A moderator may know some “powerful things” like the Internet Protocol addresses or cryptocurrency addresses of participants, Warner said.

Greg Hunter, a Russian-speaking, Virginia-based defense lawyer who has represented about a dozen cyberhackers from the former Soviet Union, said that once a client agrees to cooperate, he is “in for everything.”

Levashov “would have been required to go through his computer and go through everything he knows,” Hunter said.

In his court testimony, Levashov said that prior to his release on bail, FBI agents would take him out of prison, give him food, and allow him to hold video calls with his family overseas.

Levashov’s sentencing was repeatedly delayed over the course of nearly two years as he cooperated with agents. It finally took place in July, one month after he testified against Koshkin.

Judge Robert Chatigny let Levashov go free, sentencing him to the time he had already spent in prison, saying he was unlikely to offend again.

Warner told RFE/RL it was a “travesty of justice,” saying Levashov wasted decades of law enforcement and research time and caused businesses hardships.

Delayed Deportation?

Another aspect of Levashov’s case is that he has not been deported, something that typically happens when a foreign national who is extradited to the United States is finally released from prison.

Mark Rasch, a former federal computer crimes prosecutor, told RFE/RL that Levashov might still be providing some help to U.S. authorities, which would explain why they have decided to allow him to stay in the country.

When contacted by RFE/RL, the FBI declined to comment.

Arkady Bukh, a New York-based lawyer who has represented dozens of Russian-speaking hackers, said most of his clients end up cooperating with the FBI or Justice Department because the chances of winning acquittal are so slim.

The federal conviction rate is over 97 percent and Bukh said it is probably even higher for cybercriminals because the government has generally been working on such cases for months, if not years, and have terabytes of evidence.

Bukh said hackers who agree to cooperate can potentially get out on bail, sentenced to time served, and receive some financial support, but that it requires months or even years of assistance to the government.

“When the relationship is good, the agent will most likely come back to the prosecutors and say, ‘Listen, we worked with him a few months. [We got] valid, good information. We secured tons of material.
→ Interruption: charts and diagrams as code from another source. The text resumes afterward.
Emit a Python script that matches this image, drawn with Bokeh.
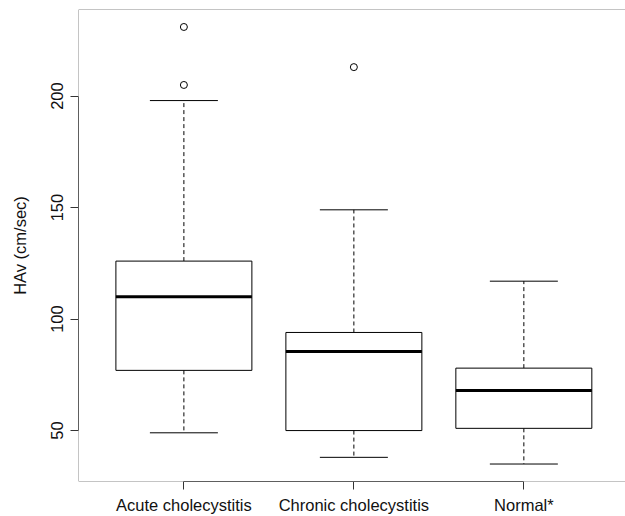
from bokeh.plotting import figure
from bokeh.models import FixedTicker, Span, Range1d, ColumnDataSource
from bokeh.embed import file_html
from bokeh.resources import INLINE

categories = ["Acute cholecystitis", "Chronic cholecystitis", "Normal*"]
positions = [1, 2, 3]
lower_whisker = [49, 38, 35]
q1 = [77, 50, 51]
median = [110, 85.5, 68]
q3 = [126, 94, 78]
upper_whisker = [198, 149, 117]
outlier_pos = [1, 1, 2]
outlier_val = [205, 231, 213]
y_ticks = [50, 100, 150, 200]

FONT = "Liberation Sans"
FS = "16.5px"
BOX_W = 0.8
CAP_W = 0.4

p = figure(width=625, height=516, output_backend="svg", toolbar_location=None,
           x_range=Range1d(0.38, 3.598), y_range=Range1d(27.16, 238.84),
           min_border_left=78, min_border_right=0, min_border_top=9,
           min_border_bottom=34)
p.outline_line_color = None
p.grid.visible = False
p.background_fill_color = "white"
p.border_fill_color = "white"

src = ColumnDataSource(dict(
    x=positions, lw=lower_whisker, q1=q1, med=median, q3=q3, uw=upper_whisker,
    cl=[x - CAP_W / 2 for x in positions], cr=[x + CAP_W / 2 for x in positions],
    bl=[x - BOX_W / 2 for x in positions], br=[x + BOX_W / 2 for x in positions],
))

# whiskers
p.segment(x0="x", y0="q3", x1="x", y1="uw", source=src, line_color="black",
          line_width=1, line_dash="4 3")
p.segment(x0="x", y0="q1", x1="x", y1="lw", source=src, line_color="black",
          line_width=1, line_dash="4 3")
# caps
p.segment(x0="cl", y0="uw", x1="cr", y1="uw", source=src, line_color="black", line_width=1)
p.segment(x0="cl", y0="lw", x1="cr", y1="lw", source=src, line_color="black", line_width=1)
# boxes
p.vbar(x="x", bottom="q1", top="q3", width=BOX_W, source=src, fill_color="white",
       line_color="black", line_width=1)
# medians
p.segment(x0="bl", y0="med", x1="br", y1="med", source=src, line_color="black", line_width=3)
# outliers
p.scatter(x=outlier_pos, y=outlier_val, marker="circle", size=7,
          fill_color=None, line_color="black", line_width=1)

# frame lines (grey)
for loc in (238.84, 27.16):
    p.add_layout(Span(location=loc, dimension="width", line_color="#8a8a8a", line_width=1))
p.add_layout(Span(location=0.38, dimension="height", line_color="#8a8a8a", line_width=1))

# y axis
ya = p.yaxis[0]
ya.ticker = FixedTicker(ticks=y_ticks)
ya.bounds = (50, 200)
ya.axis_line_color = "#333333"
ya.major_tick_line_color = "#333333"
ya.major_tick_out = 8
ya.major_tick_in = 0
ya.minor_tick_line_color = None
ya.major_label_orientation = "vertical"
ya.major_label_text_font = FONT
ya.major_label_text_font_size = FS
ya.major_label_text_color = "#111111"
ya.major_label_standoff = 7
ya.axis_label = "HAv (cm/sec)"
ya.axis_label_text_font = FONT
ya.axis_label_text_font_size = FS
ya.axis_label_text_font_style = "normal"
ya.axis_label_text_color = "#111111"
ya.axis_label_standoff = 20

# x axis
xa = p.xaxis[0]
xa.ticker = FixedTicker(ticks=positions)
xa.major_label_overrides = {pos: c for pos, c in zip(positions, categories)}
xa.bounds = (1, 3)
xa.axis_line_color = "#333333"
xa.major_tick_line_color = "#333333"
xa.major_tick_out = 8
xa.major_tick_in = 0
xa.minor_tick_line_color = None
xa.major_label_text_font = FONT
xa.major_label_text_font_size = FS
xa.major_label_text_color = "#111111"
xa.major_label_standoff = 6

open("out.html", "w").write(file_html(p, INLINE))
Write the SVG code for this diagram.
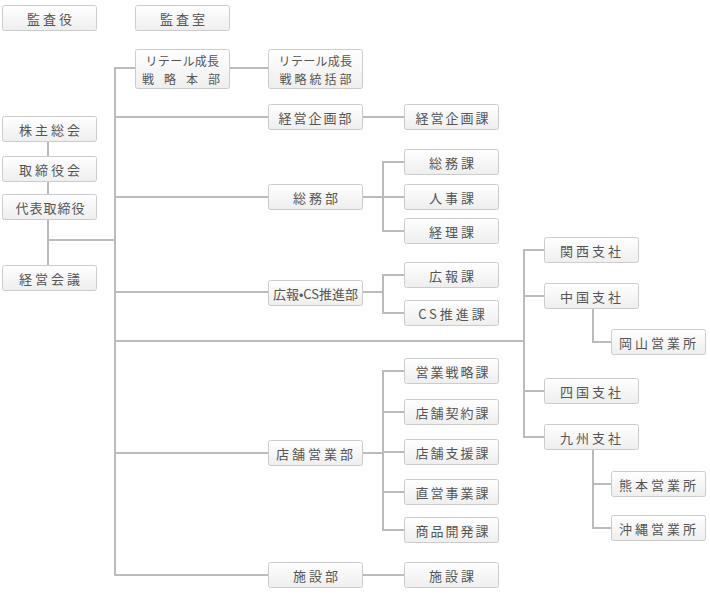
<svg xmlns="http://www.w3.org/2000/svg" width="710" height="600" viewBox="0 0 710 600">
<defs>
<linearGradient id="g" x1="0" y1="0" x2="0" y2="1">
<stop offset="0" stop-color="#ffffff"/>
<stop offset="1" stop-color="#eeeeee"/>
</linearGradient>
</defs>
<style>
.box{fill:url(#g);stroke:#cccccc;stroke-width:1}
.t{font-family:"Noto Sans CJK JP","Noto Sans",sans-serif;font-size:13px;fill:#555555;text-anchor:middle;dominant-baseline:central;letter-spacing:2px}
.t2{font-size:12px}
.c line,.c polyline{stroke:#bbbbbb;stroke-width:2;fill:none}
</style>
<rect width="710" height="600" fill="#ffffff"/>
<g class="c" id="connectors">
<line x1="48" y1="141" x2="48" y2="157"/>
<line x1="48" y1="181" x2="48" y2="195"/>
<line x1="48" y1="219" x2="48" y2="265"/>
<line x1="48" y1="240" x2="115" y2="240"/>
<line x1="115" y1="67" x2="115" y2="576"/>
<line x1="114" y1="68" x2="135" y2="68"/>
<line x1="229" y1="68" x2="268" y2="68"/>
<line x1="115" y1="117" x2="268" y2="117"/>
<line x1="362" y1="117" x2="404" y2="117"/>
<line x1="115" y1="197" x2="268" y2="197"/>
<line x1="362" y1="197" x2="404" y2="197"/>
<polyline points="404,162 383,162 383,231 404,231"/>
<line x1="115" y1="292" x2="268" y2="292"/>
<line x1="362" y1="292" x2="383" y2="292"/>
<polyline points="404,275 383,275 383,313 404,313"/>
<line x1="115" y1="341" x2="524" y2="341"/>
<polyline points="545,250 524,250 524,437 545,437"/>
<line x1="524" y1="296" x2="545" y2="296"/>
<line x1="524" y1="391" x2="545" y2="391"/>
<polyline points="593,308 593,342 611,342"/>
<polyline points="593,449 593,528 611,528"/>
<line x1="593" y1="484" x2="611" y2="484"/>
<line x1="115" y1="453" x2="268" y2="453"/>
<line x1="362" y1="453" x2="383" y2="453"/>
<polyline points="404,371 383,371 383,530 404,530"/>
<line x1="383" y1="412" x2="404" y2="412"/>
<line x1="383" y1="452" x2="404" y2="452"/>
<line x1="383" y1="492" x2="404" y2="492"/>
<line x1="114" y1="575" x2="268" y2="575"/>
<line x1="362" y1="575" x2="404" y2="575"/>
</g>
<g id="kansayaku"><rect class="box" x="2.5" y="5.5" width="94" height="25" rx="2"/><text class="t" x="51" y="18" style="letter-spacing:3px">監査役</text></g>
<g id="kansashitsu"><rect class="box" x="135.5" y="5.5" width="94" height="25" rx="2"/><text class="t" x="184" y="18" style="letter-spacing:3px">監査室</text></g>
<g id="retail-honbu"><rect class="box" x="135.5" y="49.5" width="94" height="39" rx="2"/><text class="t t2" x="182.5" y="60.5" style="letter-spacing:0.3px">リテール成長</text><text class="t t2" x="186" y="78" style="letter-spacing:10px">戦略本部</text></g>
<g id="retail-toukatsu"><rect class="box" x="268.5" y="49.5" width="94" height="39" rx="2"/><text class="t t2" x="315.5" y="60.5" style="letter-spacing:0.3px">リテール成長</text><text class="t t2" x="317" y="78" style="letter-spacing:3px">戦略統括部</text></g>
<g id="kabunushi"><rect class="box" x="2.5" y="116.5" width="94" height="25" rx="2"/><text class="t" x="51" y="129" style="letter-spacing:3px">株主総会</text></g>
<g id="torishimariyakukai"><rect class="box" x="2.5" y="156.5" width="94" height="25" rx="2"/><text class="t" x="51" y="169" style="letter-spacing:3px">取締役会</text></g>
<g id="daihyo"><rect class="box" x="2.5" y="194.5" width="94" height="25" rx="2"/><text class="t" x="50.5" y="207" style="letter-spacing:1px">代表取締役</text></g>
<g id="keiei-kaigi"><rect class="box" x="2.5" y="265.5" width="94" height="25" rx="2"/><text class="t" x="51" y="278" style="letter-spacing:3px">経営会議</text></g>
<g id="keiei-kikaku-bu"><rect class="box" x="268.5" y="104.5" width="94" height="25" rx="2"/><text class="t" x="316" y="117">経営企画部</text></g>
<g id="keiei-kikaku-ka"><rect class="box" x="404.5" y="104.5" width="94" height="25" rx="2"/><text class="t" x="453" y="117">経営企画課</text></g>
<g id="soumu-ka"><rect class="box" x="404.5" y="149.5" width="94" height="25" rx="2"/><text class="t" x="453" y="162" style="letter-spacing:3px">総務課</text></g>
<g id="soumu-bu"><rect class="box" x="268.5" y="184.5" width="94" height="25" rx="2"/><text class="t" x="317" y="197" style="letter-spacing:3px">総務部</text></g>
<g id="jinji-ka"><rect class="box" x="404.5" y="184.5" width="94" height="25" rx="2"/><text class="t" x="453" y="197" style="letter-spacing:3px">人事課</text></g>
<g id="keiri-ka"><rect class="box" x="404.5" y="218.5" width="94" height="25" rx="2"/><text class="t" x="453" y="231" style="letter-spacing:3px">経理課</text></g>
<g id="kouhou-bu"><rect class="box" x="268.5" y="280.5" width="94" height="25" rx="2"/><text class="t" x="315.5" y="293" style="letter-spacing:0">広報•CS推進部</text></g>
<g id="kouhou-ka"><rect class="box" x="404.5" y="262.5" width="94" height="25" rx="2"/><text class="t" x="453" y="275" style="letter-spacing:3px">広報課</text></g>
<g id="cs-ka"><rect class="box" x="404.5" y="300.5" width="94" height="25" rx="2"/><text class="t" x="453" y="313" style="letter-spacing:3px">CS推進課</text></g>
<g id="kansai"><rect class="box" x="544.5" y="237.5" width="94" height="25" rx="2"/><text class="t" x="592" y="250" style="letter-spacing:3px">関西支社</text></g>
<g id="chugoku"><rect class="box" x="544.5" y="283.5" width="94" height="25" rx="2"/><text class="t" x="592" y="296" style="letter-spacing:3px">中国支社</text></g>
<g id="okayama"><rect class="box" x="611.5" y="329.5" width="94" height="25" rx="2"/><text class="t" x="659" y="342" style="letter-spacing:3px">岡山営業所</text></g>
<g id="shikoku"><rect class="box" x="544.5" y="378.5" width="94" height="25" rx="2"/><text class="t" x="592" y="391" style="letter-spacing:3px">四国支社</text></g>
<g id="kyushu"><rect class="box" x="544.5" y="424.5" width="94" height="25" rx="2"/><text class="t" x="592" y="437" style="letter-spacing:3px">九州支社</text></g>
<g id="kumamoto"><rect class="box" x="611.5" y="471.5" width="94" height="25" rx="2"/><text class="t" x="659" y="484" style="letter-spacing:3px">熊本営業所</text></g>
<g id="okinawa"><rect class="box" x="611.5" y="515.5" width="94" height="25" rx="2"/><text class="t" x="659" y="528" style="letter-spacing:3px">沖縄営業所</text></g>
<g id="eigyo-senryaku"><rect class="box" x="404.5" y="358.5" width="94" height="25" rx="2"/><text class="t" x="453" y="371">営業戦略課</text></g>
<g id="tenpo-keiyaku"><rect class="box" x="404.5" y="399.5" width="94" height="25" rx="2"/><text class="t" x="453" y="412">店舗契約課</text></g>
<g id="tenpo-eigyo-bu"><rect class="box" x="268.5" y="440.5" width="94" height="25" rx="2"/><text class="t" x="316" y="453" style="letter-spacing:3px">店舗営業部</text></g>
<g id="tenpo-shien"><rect class="box" x="404.5" y="439.5" width="94" height="25" rx="2"/><text class="t" x="453" y="452">店舗支援課</text></g>
<g id="chokuei"><rect class="box" x="404.5" y="479.5" width="94" height="25" rx="2"/><text class="t" x="453" y="492">直営事業課</text></g>
<g id="shohin"><rect class="box" x="404.5" y="517.5" width="94" height="25" rx="2"/><text class="t" x="453" y="530">商品開発課</text></g>
<g id="shisetsu-bu"><rect class="box" x="268.5" y="562.5" width="94" height="25" rx="2"/><text class="t" x="317" y="575" style="letter-spacing:3px">施設部</text></g>
<g id="shisetsu-ka"><rect class="box" x="404.5" y="562.5" width="94" height="25" rx="2"/><text class="t" x="453" y="575" style="letter-spacing:3px">施設課</text></g>
</svg>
We need to help this guy’,” Bukh told RFE/RL.

Some who cooperate even end up living in the United States permanently, he said.

Levashov told RFE/RL he has the legal right to reside in the United States until April and then intends to leave.

In the meantime, he said he was focusing on launching a new business venture, hoping to raise millions of dollars through crowdfunding for a type of business that uses the same underlying technology used in cryptocurrencies.